** START OF Data listing **
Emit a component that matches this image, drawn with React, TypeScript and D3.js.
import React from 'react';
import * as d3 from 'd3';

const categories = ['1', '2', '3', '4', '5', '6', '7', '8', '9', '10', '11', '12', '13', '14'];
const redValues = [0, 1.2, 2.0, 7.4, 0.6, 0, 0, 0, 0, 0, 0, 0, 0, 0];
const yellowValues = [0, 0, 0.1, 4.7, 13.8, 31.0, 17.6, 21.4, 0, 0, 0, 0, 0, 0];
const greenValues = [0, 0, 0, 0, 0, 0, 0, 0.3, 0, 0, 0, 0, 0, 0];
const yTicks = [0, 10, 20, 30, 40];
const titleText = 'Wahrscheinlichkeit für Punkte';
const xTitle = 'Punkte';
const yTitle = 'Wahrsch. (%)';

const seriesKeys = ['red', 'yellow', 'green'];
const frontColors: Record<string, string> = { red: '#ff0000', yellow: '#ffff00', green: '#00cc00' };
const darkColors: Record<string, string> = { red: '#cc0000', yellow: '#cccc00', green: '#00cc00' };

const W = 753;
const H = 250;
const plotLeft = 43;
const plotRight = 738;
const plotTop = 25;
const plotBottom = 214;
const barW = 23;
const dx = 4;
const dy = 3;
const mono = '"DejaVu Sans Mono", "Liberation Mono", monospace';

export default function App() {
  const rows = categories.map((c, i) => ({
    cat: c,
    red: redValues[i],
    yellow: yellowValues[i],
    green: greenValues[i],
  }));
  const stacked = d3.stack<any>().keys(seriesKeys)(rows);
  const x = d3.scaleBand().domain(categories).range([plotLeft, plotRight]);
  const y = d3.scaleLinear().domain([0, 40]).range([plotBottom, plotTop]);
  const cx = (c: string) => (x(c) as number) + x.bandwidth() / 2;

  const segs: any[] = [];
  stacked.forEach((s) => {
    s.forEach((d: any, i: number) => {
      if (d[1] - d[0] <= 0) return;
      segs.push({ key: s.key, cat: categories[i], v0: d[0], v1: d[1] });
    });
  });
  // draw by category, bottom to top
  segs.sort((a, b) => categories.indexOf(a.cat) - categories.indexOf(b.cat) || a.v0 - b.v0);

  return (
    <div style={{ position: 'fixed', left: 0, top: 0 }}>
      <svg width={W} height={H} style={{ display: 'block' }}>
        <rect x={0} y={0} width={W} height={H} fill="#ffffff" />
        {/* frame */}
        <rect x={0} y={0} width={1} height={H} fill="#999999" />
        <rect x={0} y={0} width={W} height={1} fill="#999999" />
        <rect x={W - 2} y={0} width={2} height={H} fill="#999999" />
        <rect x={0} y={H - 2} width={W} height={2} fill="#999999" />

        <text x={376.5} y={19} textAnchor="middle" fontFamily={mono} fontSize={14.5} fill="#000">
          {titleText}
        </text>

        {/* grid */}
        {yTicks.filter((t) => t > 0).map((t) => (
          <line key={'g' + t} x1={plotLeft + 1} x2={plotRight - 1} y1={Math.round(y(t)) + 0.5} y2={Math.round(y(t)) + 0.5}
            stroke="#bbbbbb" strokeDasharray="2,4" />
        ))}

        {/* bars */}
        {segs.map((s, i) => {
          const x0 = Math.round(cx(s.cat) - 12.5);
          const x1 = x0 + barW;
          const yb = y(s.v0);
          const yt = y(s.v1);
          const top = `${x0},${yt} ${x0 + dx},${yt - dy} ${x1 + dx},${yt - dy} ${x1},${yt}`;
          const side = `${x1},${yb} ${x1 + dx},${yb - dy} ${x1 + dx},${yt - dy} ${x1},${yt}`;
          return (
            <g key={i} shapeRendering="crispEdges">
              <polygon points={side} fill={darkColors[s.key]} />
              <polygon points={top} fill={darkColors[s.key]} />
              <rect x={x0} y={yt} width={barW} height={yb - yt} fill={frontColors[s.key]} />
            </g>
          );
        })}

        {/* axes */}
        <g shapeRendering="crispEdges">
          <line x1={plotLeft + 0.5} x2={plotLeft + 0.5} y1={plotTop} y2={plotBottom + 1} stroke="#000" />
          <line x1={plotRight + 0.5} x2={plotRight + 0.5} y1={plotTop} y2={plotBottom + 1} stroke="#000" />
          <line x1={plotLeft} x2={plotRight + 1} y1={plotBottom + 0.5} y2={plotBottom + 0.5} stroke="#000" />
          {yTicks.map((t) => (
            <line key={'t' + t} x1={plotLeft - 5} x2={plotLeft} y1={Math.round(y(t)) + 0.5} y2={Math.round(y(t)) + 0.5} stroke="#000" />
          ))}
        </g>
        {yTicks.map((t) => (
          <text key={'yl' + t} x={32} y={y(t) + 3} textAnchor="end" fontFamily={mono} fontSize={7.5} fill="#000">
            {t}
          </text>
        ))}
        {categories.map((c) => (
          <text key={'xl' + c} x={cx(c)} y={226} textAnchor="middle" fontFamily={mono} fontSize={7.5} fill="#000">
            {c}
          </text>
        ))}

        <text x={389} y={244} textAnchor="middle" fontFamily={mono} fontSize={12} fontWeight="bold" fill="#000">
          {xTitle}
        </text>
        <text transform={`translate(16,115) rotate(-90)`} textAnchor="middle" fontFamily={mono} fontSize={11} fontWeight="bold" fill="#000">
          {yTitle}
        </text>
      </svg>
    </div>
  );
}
** END OF Data listing **
** START OF Data listing **
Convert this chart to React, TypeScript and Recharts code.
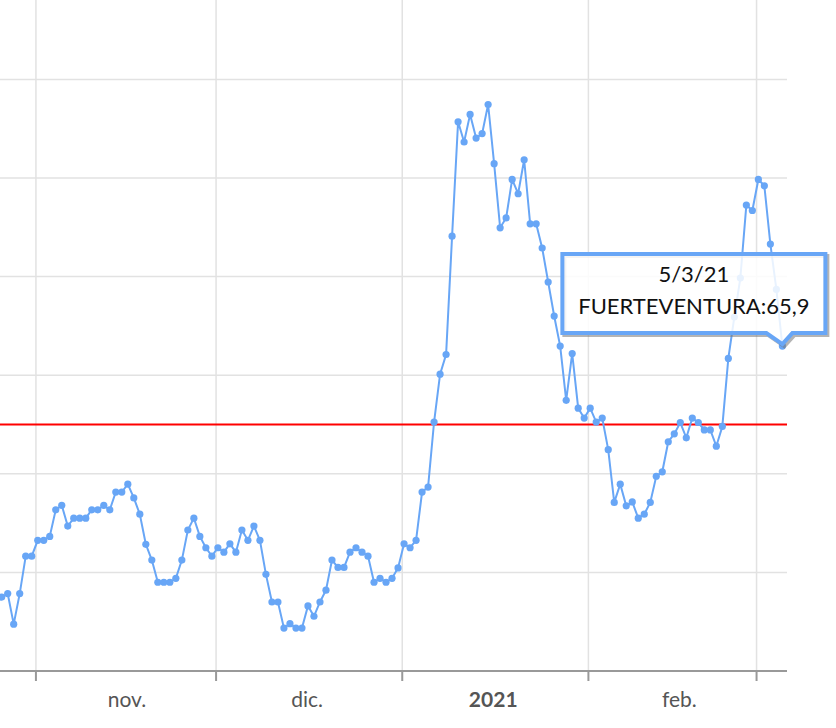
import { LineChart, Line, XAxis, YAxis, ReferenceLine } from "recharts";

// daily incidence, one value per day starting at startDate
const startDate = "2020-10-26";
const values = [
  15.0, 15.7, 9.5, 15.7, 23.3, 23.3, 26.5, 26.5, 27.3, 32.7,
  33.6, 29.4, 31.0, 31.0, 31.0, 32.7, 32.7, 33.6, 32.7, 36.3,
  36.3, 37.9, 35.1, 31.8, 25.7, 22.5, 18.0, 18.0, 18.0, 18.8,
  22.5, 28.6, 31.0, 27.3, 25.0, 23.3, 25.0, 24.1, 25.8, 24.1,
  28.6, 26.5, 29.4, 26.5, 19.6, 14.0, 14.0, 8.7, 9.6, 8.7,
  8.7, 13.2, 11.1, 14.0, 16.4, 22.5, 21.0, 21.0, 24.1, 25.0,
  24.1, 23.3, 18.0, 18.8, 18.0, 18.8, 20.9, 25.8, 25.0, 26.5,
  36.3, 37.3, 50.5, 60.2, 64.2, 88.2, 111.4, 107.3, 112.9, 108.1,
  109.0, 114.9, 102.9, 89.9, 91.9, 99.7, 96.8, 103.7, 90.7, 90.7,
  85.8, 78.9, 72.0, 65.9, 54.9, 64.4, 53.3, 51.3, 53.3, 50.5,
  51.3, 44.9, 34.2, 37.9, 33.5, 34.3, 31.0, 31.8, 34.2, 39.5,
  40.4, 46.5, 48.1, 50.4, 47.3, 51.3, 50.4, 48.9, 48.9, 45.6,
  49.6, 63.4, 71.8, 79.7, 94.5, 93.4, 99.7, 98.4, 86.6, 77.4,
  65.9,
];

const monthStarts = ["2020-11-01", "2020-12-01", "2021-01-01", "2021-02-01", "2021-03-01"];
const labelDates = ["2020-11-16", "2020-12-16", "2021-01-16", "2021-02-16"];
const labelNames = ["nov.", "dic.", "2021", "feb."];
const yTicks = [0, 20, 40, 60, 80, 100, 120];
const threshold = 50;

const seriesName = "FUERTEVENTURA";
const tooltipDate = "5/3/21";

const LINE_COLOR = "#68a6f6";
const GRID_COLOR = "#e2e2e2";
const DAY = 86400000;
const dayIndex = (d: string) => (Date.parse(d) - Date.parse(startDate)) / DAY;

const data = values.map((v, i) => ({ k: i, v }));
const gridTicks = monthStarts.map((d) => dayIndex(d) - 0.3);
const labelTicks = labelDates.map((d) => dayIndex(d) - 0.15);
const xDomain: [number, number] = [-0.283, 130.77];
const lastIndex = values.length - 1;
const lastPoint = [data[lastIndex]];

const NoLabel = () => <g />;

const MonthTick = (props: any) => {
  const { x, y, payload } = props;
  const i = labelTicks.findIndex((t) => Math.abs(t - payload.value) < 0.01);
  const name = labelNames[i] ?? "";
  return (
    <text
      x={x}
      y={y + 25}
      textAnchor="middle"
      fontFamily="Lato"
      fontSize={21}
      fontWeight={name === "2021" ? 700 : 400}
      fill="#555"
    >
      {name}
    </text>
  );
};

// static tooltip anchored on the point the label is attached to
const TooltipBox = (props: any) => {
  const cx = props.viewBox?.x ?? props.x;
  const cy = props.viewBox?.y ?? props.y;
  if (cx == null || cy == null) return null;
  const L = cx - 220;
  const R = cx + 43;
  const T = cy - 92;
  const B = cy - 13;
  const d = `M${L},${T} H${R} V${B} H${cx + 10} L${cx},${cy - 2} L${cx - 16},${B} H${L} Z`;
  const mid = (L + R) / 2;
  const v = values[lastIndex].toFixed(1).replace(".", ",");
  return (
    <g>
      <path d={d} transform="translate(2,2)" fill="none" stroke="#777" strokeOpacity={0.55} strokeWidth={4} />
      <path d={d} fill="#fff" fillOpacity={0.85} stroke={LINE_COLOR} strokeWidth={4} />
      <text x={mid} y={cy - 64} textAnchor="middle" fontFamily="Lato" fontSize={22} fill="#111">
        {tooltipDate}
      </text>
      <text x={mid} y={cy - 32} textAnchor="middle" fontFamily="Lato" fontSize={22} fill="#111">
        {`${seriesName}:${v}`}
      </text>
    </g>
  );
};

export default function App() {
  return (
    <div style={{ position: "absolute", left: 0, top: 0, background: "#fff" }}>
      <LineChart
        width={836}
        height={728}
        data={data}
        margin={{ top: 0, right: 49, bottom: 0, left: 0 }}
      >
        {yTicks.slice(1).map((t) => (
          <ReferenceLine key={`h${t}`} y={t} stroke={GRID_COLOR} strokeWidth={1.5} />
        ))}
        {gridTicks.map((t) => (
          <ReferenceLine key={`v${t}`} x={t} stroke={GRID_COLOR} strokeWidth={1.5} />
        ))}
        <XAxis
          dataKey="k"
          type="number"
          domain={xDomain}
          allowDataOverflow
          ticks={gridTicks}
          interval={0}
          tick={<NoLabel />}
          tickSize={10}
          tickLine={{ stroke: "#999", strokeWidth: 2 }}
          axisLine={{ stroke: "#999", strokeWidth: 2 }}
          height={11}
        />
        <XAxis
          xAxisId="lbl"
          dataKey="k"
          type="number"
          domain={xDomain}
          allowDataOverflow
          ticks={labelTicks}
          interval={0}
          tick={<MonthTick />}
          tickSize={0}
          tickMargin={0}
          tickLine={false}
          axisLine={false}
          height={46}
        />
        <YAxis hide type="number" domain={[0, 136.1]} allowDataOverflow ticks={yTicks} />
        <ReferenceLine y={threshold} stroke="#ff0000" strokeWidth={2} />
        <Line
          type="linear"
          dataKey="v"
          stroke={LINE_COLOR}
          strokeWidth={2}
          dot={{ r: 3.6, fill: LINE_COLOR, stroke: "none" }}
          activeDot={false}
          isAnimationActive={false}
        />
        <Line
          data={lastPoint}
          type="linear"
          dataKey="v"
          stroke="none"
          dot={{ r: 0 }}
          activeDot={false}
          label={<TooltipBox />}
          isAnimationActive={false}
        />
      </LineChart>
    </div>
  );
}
** END OF Data listing **
**Task objective**
Copy out exactly the lines running from the one with "Emit a component" to the one with "segs.sort((a, b) =>", including both ends, and nothing more.

**Finished task**
Emit a component that matches this image, drawn with React, TypeScript and D3.js.
import React from 'react';
import * as d3 from 'd3';

const categories = ['1', '2', '3', '4', '5', '6', '7', '8', '9', '10', '11', '12', '13', '14'];
const redValues = [0, 1.2, 2.0, 7.4, 0.6, 0, 0, 0, 0, 0, 0, 0, 0, 0];
const yellowValues = [0, 0, 0.1, 4.7, 13.8, 31.0, 17.6, 21.4, 0, 0, 0, 0, 0, 0];
const greenValues = [0, 0, 0, 0, 0, 0, 0, 0.3, 0, 0, 0, 0, 0, 0];
const yTicks = [0, 10, 20, 30, 40];
const titleText = 'Wahrscheinlichkeit für Punkte';
const xTitle = 'Punkte';
const yTitle = 'Wahrsch. (%)';

const seriesKeys = ['red', 'yellow', 'green'];
const frontColors: Record<string, string> = { red: '#ff0000', yellow: '#ffff00', green: '#00cc00' };
const darkColors: Record<string, string> = { red: '#cc0000', yellow: '#cccc00', green: '#00cc00' };

const W = 753;
const H = 250;
const plotLeft = 43;
const plotRight = 738;
const plotTop = 25;
const plotBottom = 214;
const barW = 23;
const dx = 4;
const dy = 3;
const mono = '"DejaVu Sans Mono", "Liberation Mono", monospace';

export default function App() {
  const rows = categories.map((c, i) => ({
    cat: c,
    red: redValues[i],
    yellow: yellowValues[i],
    green: greenValues[i],
  }));
  const stacked = d3.stack<any>().keys(seriesKeys)(rows);
  const x = d3.scaleBand().domain(categories).range([plotLeft, plotRight]);
  const y = d3.scaleLinear().domain([0, 40]).range([plotBottom, plotTop]);
  const cx = (c: string) => (x(c) as number) + x.bandwidth() / 2;

  const segs: any[] = [];
  stacked.forEach((s) => {
    s.forEach((d: any, i: number) => {
      if (d[1] - d[0] <= 0) return;
      segs.push({ key: s.key, cat: categories[i], v0: d[0], v1: d[1] });
    });
  });
  // draw by category, bottom to top
  segs.sort((a, b) => categories.indexOf(a.cat) - categories.indexOf(b.cat) || a.v0 - b.v0);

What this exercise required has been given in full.